Benefits: - Type checking and IDE support - Validation at parse time - Parameter changes detected via fingerprinting

Metrics and Plots

DVC:

# dvc.yaml
stages:
  train:
    cmd: python train.py
    metrics:
      - metrics.json:
          cache: false
    plots:
      - plots/loss.png

Pivot:

class TrainOutputs(TypedDict):
    model: Annotated[pathlib.Path, outputs.Out("model.pkl", loaders.PathOnly())]
    metrics: Annotated[dict, outputs.Metric("metrics.json")]
    plot: Annotated[pathlib.Path, outputs.Plot("plots/loss.png", loaders.PathOnly())]

# pivot.yaml
stages:
  train:
    python: train.train
    outs:
      model: model.pkl
    metrics:
      metrics: metrics.json
    plots:
      plot: plots/loss.png

Remote Storage

DVC:

dvc remote add -d myremote s3://mybucket/cache
dvc push
dvc pull

Pivot:

pivot config set remotes.origin s3://mybucket/cache
pivot config set default_remote origin
pivot push
pivot pull

Migration Steps

Step 1: Create pivot.yaml

Convert your dvc.yaml to pivot.yaml:

# pivot.yaml
stages:
  preprocess:
    python: scripts.preprocess.run
    deps:
      raw: data/raw.csv
    outs:
      processed: data/processed.csv

  train:
    python: scripts.train.run
    deps:
      data: data/processed.csv
    outs:
      model: models/model.pkl
    metrics:
      metrics: metrics.json

Step 2: Convert Scripts to Functions

Transform shell-command scripts into Python functions:

Before (scripts/preprocess.py):

import pandas as pd

df = pd.read_csv("data/raw.csv")
df = df.dropna()
df.to_csv("data/processed.csv", index=False)

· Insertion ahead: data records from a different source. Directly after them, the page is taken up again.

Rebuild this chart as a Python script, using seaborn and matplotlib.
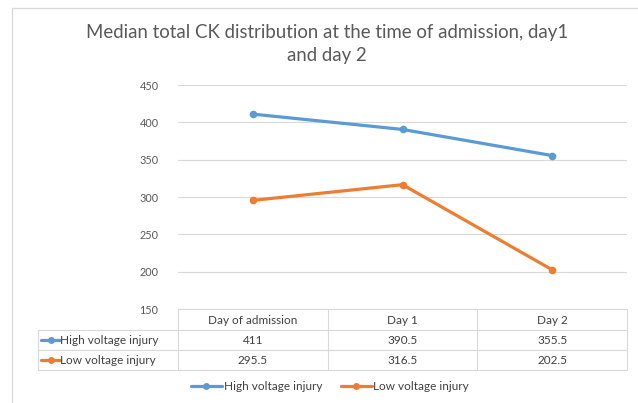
import matplotlib
matplotlib.use("Agg")
import matplotlib.pyplot as plt
import seaborn as sns
import pandas as pd
from matplotlib.lines import Line2D

categories = ["Day of admission", "Day 1", "Day 2"]
high_voltage = [411, 390.5, 355.5]
low_voltage = [295.5, 316.5, 202.5]
series_names = ["High voltage injury", "Low voltage injury"]
title = "Median total CK distribution at the time of admission, day1\nand day 2"
yticks = [150, 200, 250, 300, 350, 400, 450]

sns.set_theme(style="white")
plt.rcParams["font.family"] = ["Lato", "DejaVu Sans"]

W, H = 638, 403
fig = plt.figure(figsize=(W / 100, H / 100), dpi=100)
fig.patch.set_facecolor("white")

def fx(px):
    return px / W

def fy(py):
    return 1 - py / H

ax = fig.add_axes([fx(178), fy(309), fx(627) - fx(178), fy(85) - fy(309)])

df = pd.DataFrame({
    "cat": categories * 2,
    "x": list(range(len(categories))) * 2,
    "value": high_voltage + low_voltage,
    "series": [series_names[0]] * 3 + [series_names[1]] * 3,
})
colors = {series_names[0]: "#5B9BD5", series_names[1]: "#ED7D31"}
sns.lineplot(data=df, x="x", y="value", hue="series", palette=colors, marker="o",
             markersize=5.5, markeredgewidth=0, linewidth=2.3, ax=ax, legend=False)

ax.set_xlim(-0.5, len(categories) - 0.5)
ax.set_ylim(150, 450)
ax.set_yticks(yticks)
ax.set_yticklabels([str(t) for t in yticks], fontsize=7.8, color="#595959")
ax.set_xticks([])
ax.set_xlabel("")
ax.set_ylabel("")
ax.tick_params(axis="y", length=0, pad=14)
for s in ax.spines.values():
    s.set_visible(False)
ax.grid(axis="y", color="#D9D9D9", linewidth=0.8)
ax.set_axisbelow(True)

# Data table below plot
grid_c = "#D9D9D9"
tx = lambda px: fx(px)
row_y = [309, 330, 350, 370]
col_x = [178, 327.7, 477.3, 627]
lab_x0 = 38
lw = 0.8
fig.add_artist(Line2D([tx(178), tx(627)], [fy(309), fy(309)], color=grid_c, lw=lw))
for yy in row_y[1:]:
    fig.add_artist(Line2D([tx(lab_x0), tx(627)], [fy(yy), fy(yy)], color=grid_c, lw=lw))
for xx in col_x:
    fig.add_artist(Line2D([tx(xx), tx(xx)], [fy(309), fy(370)], color=grid_c, lw=lw))
fig.add_artist(Line2D([tx(lab_x0), tx(lab_x0)], [fy(330), fy(370)], color=grid_c, lw=lw))

tfs = 8.5
for i, c in enumerate(categories):
    xc = (col_x[i] + col_x[i + 1]) / 2
    fig.text(tx(xc), fy(320), c, ha="center", va="center", fontsize=tfs, color="#404040")
for r, (name, vals) in enumerate(zip(series_names, [high_voltage, low_voltage])):
    yc = (row_y[r + 1] + row_y[r + 2]) / 2
    for i, v in enumerate(vals):
        xc = (col_x[i] + col_x[i + 1]) / 2
        fig.text(tx(xc), fy(yc), f"{v:g}", ha="center", va="center", fontsize=tfs, color="#404040")
    fig.add_artist(Line2D([tx(41), tx(60)], [fy(yc), fy(yc)], color=colors[name], lw=2.3))
    fig.add_artist(Line2D([tx(50.5)], [fy(yc)], color=colors[name], marker="o",
                          markersize=5, markeredgewidth=0, lw=0))
    fig.text(tx(60), fy(yc), name, ha="left", va="center", fontsize=tfs, color="#404040")

# Legend
handles = [Line2D([], [], color=colors[n], lw=2.3, marker="o", markersize=5, markeredgewidth=0)
           for n in series_names]
fig.legend(handles, series_names, loc="center", bbox_to_anchor=(fx(330), fy(387)), ncol=2,
           frameon=False, fontsize=tfs, handlelength=2.6, handletextpad=0.15, columnspacing=1.6,
           labelcolor="#404040")

fig.text(fx(327), fy(44), title, ha="center", va="center", fontsize=13.4, color="#595959",
         linespacing=1.45)

# outer chart frame
fig.add_artist(Line2D([fx(12), fx(12)], [fy(8), 0], color=grid_c, lw=0.9))
fig.add_artist(Line2D([fx(12), 1], [fy(8), fy(8)], color=grid_c, lw=0.9))

fig.savefig("out.png", dpi=100)
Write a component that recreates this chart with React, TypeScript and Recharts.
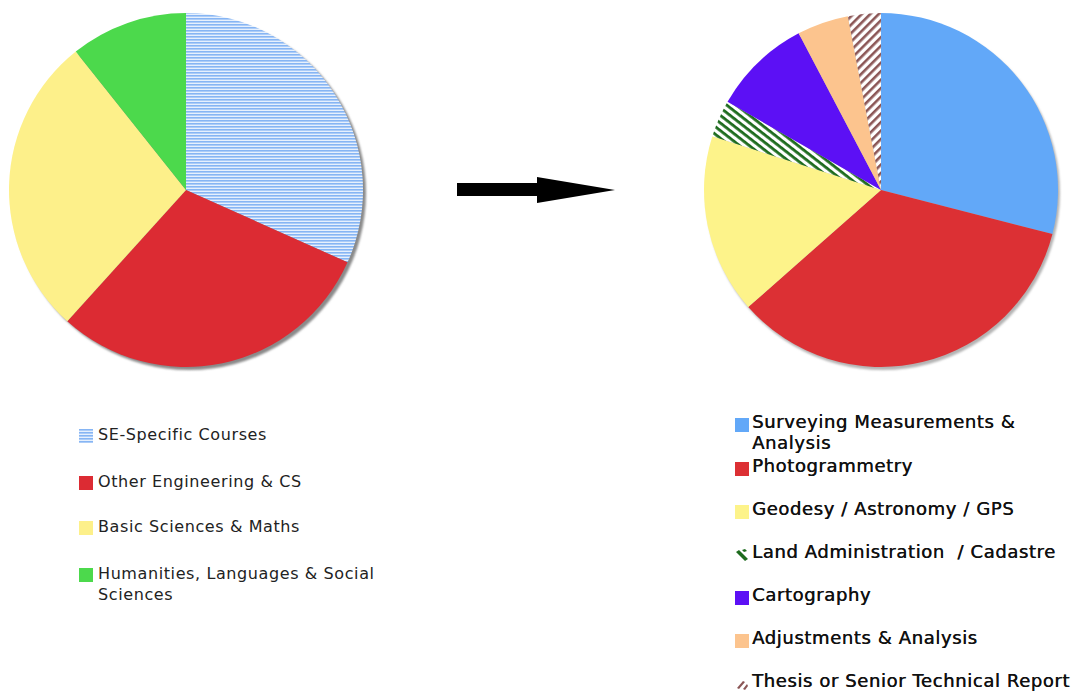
import React from "react";
import { Cell, Customized, Pie, PieChart } from "recharts";

// left pie: curriculum share before
const leftNames = [
  "SE-Specific Courses",
  "Other Engineering & CS",
  "Basic Sciences & Maths",
  "Humanities, Languages & Social Sciences",
];
const leftValues = [31.7, 30.0, 27.6, 10.7];
const leftFills = ["url(#hStripeBlue)", "#dc2b33", "#fdf08a", "#4cd94c"];

// right pie: curriculum share after
const rightNames = [
  "Surveying Measurements & Analysis",
  "Photogrammetry",
  "Geodesy / Astronomy / GPS",
  "Land Administration  / Cadastre",
  "Cartography",
  "Adjustments & Analysis",
  "Thesis or Senior Technical Report",
];
const rightValues = [29.0, 34.5, 16.4, 3.4, 9.0, 4.7, 3.0];
const rightFills = [
  "#62a8f8",
  "#dc3034",
  "#fdf38a",
  "url(#dStripeGreen)",
  "#5c10f5",
  "#fcc48e",
  "url(#dStripeBrown)",
];

const leftData = leftNames.map((name, i) => ({ name, value: leftValues[i] }));
const rightData = rightNames.map((name, i) => ({ name, value: rightValues[i] }));
const shadowData = [{ name: "shadow", value: 1 }];

const W = 1076;
const H = 691;

function Defs() {
  return (
    <defs>
      <pattern id="hStripeBlue" width="4" height="3" patternUnits="userSpaceOnUse">
        <rect width="4" height="3" fill="#e6f0fd" />
        <rect width="4" height="1.6" fill="#86b5f4" />
      </pattern>
      <pattern
        id="dStripeGreen"
        width="6"
        height="6"
        patternUnits="userSpaceOnUse"
        patternTransform="rotate(38)"
      >
        <rect width="6" height="6" fill="#ffffff" />
        <rect width="6" height="2.8" fill="#1d6b1d" />
      </pattern>
      <pattern
        id="dStripeBrown"
        width="6"
        height="6"
        patternUnits="userSpaceOnUse"
        patternTransform="rotate(-45)"
      >
        <rect width="6" height="6" fill="#ffffff" />
        <rect width="6" height="2.6" fill="#8b5656" />
      </pattern>
      <filter id="soft" x="-10%" y="-10%" width="120%" height="120%">
        <feGaussianBlur stdDeviation="1" />
      </filter>
    </defs>
  );
}

function Arrow() {
  return (
    <g>
      <rect x={457} y={183} width={81} height={13} fill="#000" />
      <polygon points="537,177 615,190 537,203" fill="#000" />
    </g>
  );
}

function LegendIcon({ fill, kind }: { fill: string; kind?: string }) {
  if (kind === "green") {
    return (
      <svg width={14} height={14} style={{ flex: "none" }}>
        <path d="M1 4 L4 2 L13 11 L10 13 Z" fill="#1d6b1d" />
        <path d="M7 2 L10 1 L12 3 L9 4 Z" fill="#1d6b1d" />
      </svg>
    );
  }
  if (kind === "brown") {
    return (
      <svg width={14} height={14} style={{ flex: "none" }}>
        <path d="M2 11 L8 4 L10 5 L4 12 Z" fill="#8b5656" />
        <path d="M8 12 L12 7 L13 9 L10 13 Z" fill="#8b5656" />
      </svg>
    );
  }
  return (
    <svg width={14} height={14} style={{ flex: "none" }}>
      <rect x={0} y={0} width={14} height={14} fill={fill} />
    </svg>
  );
}

export default function App() {
  const leftRows = [434, 481, 526, 573];
  const rightRows = [422, 466, 509, 552, 595, 638, 681];

  return (
    <div style={{ position: "absolute", left: 0, top: 0, width: W, height: H, background: "#fff" }}>
      <PieChart width={W} height={H} margin={{ top: 0, right: 0, bottom: 0, left: 0 }}>
        <Customized component={Defs} />
        <Pie
          data={shadowData}
          dataKey="value"
          cx={189}
          cy={193}
          outerRadius={177}
          fill="#8a8a8a"
          stroke="none"
          isAnimationActive={false}
          style={{ filter: "url(#soft)" }}
        />
        <Pie
          data={leftData}
          dataKey="value"
          cx={186}
          cy={190}
          outerRadius={177}
          startAngle={90}
          endAngle={-270}
          stroke="none"
          isAnimationActive={false}
        >
          {leftData.map((d, i) => (
            <Cell key={d.name} fill={leftFills[i]} />
          ))}
        </Pie>
        <Pie
          data={shadowData}
          dataKey="value"
          cx={883}
          cy={193}
          outerRadius={177}
          fill="#b4b4b4"
          stroke="none"
          isAnimationActive={false}
          style={{ filter: "url(#soft)" }}
        />
        <Pie
          data={rightData}
          dataKey="value"
          cx={881}
          cy={190}
          outerRadius={177}
          startAngle={90}
          endAngle={-270}
          stroke="none"
          isAnimationActive={false}
        >
          {rightData.map((d, i) => (
            <Cell key={d.name} fill={rightFills[i]} />
          ))}
        </Pie>
        <Customized component={Arrow} />
      </PieChart>

      {leftNames.map((name, i) => (
        <div
          key={name}
          style={{
            position: "absolute",
            left: 79,
            top: leftRows[i] - 10,
            width: 310,
            display: "flex",
            alignItems: "flex-start",
            gap: 5,
            fontFamily: "'DejaVu Sans', Verdana, sans-serif",
            fontSize: 16,
            letterSpacing: 0.6,
            lineHeight: "21px",
            color: "#222",
          }}
        >
          <div style={{ marginTop: 3 }}>
            <LegendIcon fill={leftFills[i]} />
          </div>
          <span>{name}</span>
        </div>
      ))}

      {rightNames.map((name, i) => (
        <div
          key={name}
          style={{
            position: "absolute",
            left: 735,
            top: rightRows[i] - 11,
            width: 340,
            display: "flex",
            alignItems: "flex-start",
            gap: 3,
            fontFamily: "'DejaVu Sans', Verdana, sans-serif",
            fontSize: 18,
            letterSpacing: 0.6,
            lineHeight: "21px",
            color: "#111",
            whiteSpace: i === 0 ? "normal" : "pre",
            textShadow: "0.4px 0 0 #111",
          }}
        >
          <div style={{ marginTop: 4 }}>
            <LegendIcon fill={rightFills[i]} kind={i === 3 ? "green" : i === 6 ? "brown" : undefined} />
          </div>
          <span style={{ maxWidth: i === 0 ? 280 : undefined }}>{name}</span>
        </div>
      ))}
    </div>
  );
}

After (scripts/preprocess.py):

from typing import Annotated, TypedDict

import pandas
from pivot import loaders, outputs


class PreprocessOutputs(TypedDict):
    processed: Annotated[pandas.DataFrame, outputs.Out("data/processed.csv", loaders.CSV())]


def run(
    raw: Annotated[pandas.DataFrame, outputs.Dep("data/raw.csv", loaders.CSV())],
) -> PreprocessOutputs:
    df = raw.dropna()
    return {"processed": df}

Step 3: Convert Parameters to StageParams

Before (params.yaml + train.py):

import yaml

with open("params.yaml") as f:
    params = yaml.safe_load(f)["train"]

lr = params["learning_rate"]

After (train.py):

from pivot.stage_def import StageParams


class TrainParams(StageParams):
    learning_rate: float = 0.01
    epochs: int = 100


def run(params: TrainParams, ...):
    lr = params.learning_rate
    ...

Step 4: Configure Remote

# Copy remote URL from DVC
dvc remote list
# myremote  s3://mybucket/cache

# Configure in Pivot
pivot config set remotes.origin s3://mybucket/cache
pivot config set default_remote origin

Step 5: Run and Verify

# Run pipeline
pivot repro

# Compare outputs with DVC
diff data/processed.csv data/processed.csv.dvc_backup

Step 6: Export for Validation (Optional)

Pivot can export back to DVC format for validation:

pivot export

# Should show nothing needs to run
dvc repro --dry

Running Side-by-Side

During migration, you can run both tools:

# Run with Pivot
pivot repro

# Validate outputs match DVC
pivot export
dvc repro --dry  # Should show nothing to run

Export Command

Export Pivot pipeline to DVC format:

# Generate dvc.yaml
pivot export

# Custom output path
pivot export --output my-pipeline.yaml

# Export specific stages
pivot export preprocess train

Limitations of Export

The export captures:

  • Stage commands (as Python function calls)
  • Dependencies
  • Outputs (with cache/persist settings)
  • Metrics and plots

Not exported:

  • Automatic code fingerprinting (DVC doesn't support this)
  • Mutex groups
  • Pydantic parameter types (exported as plain values)

FAQs

Do I need to migrate all at once?

No. You can migrate stage by stage. As long as output paths match, downstream DVC stages can consume Pivot outputs.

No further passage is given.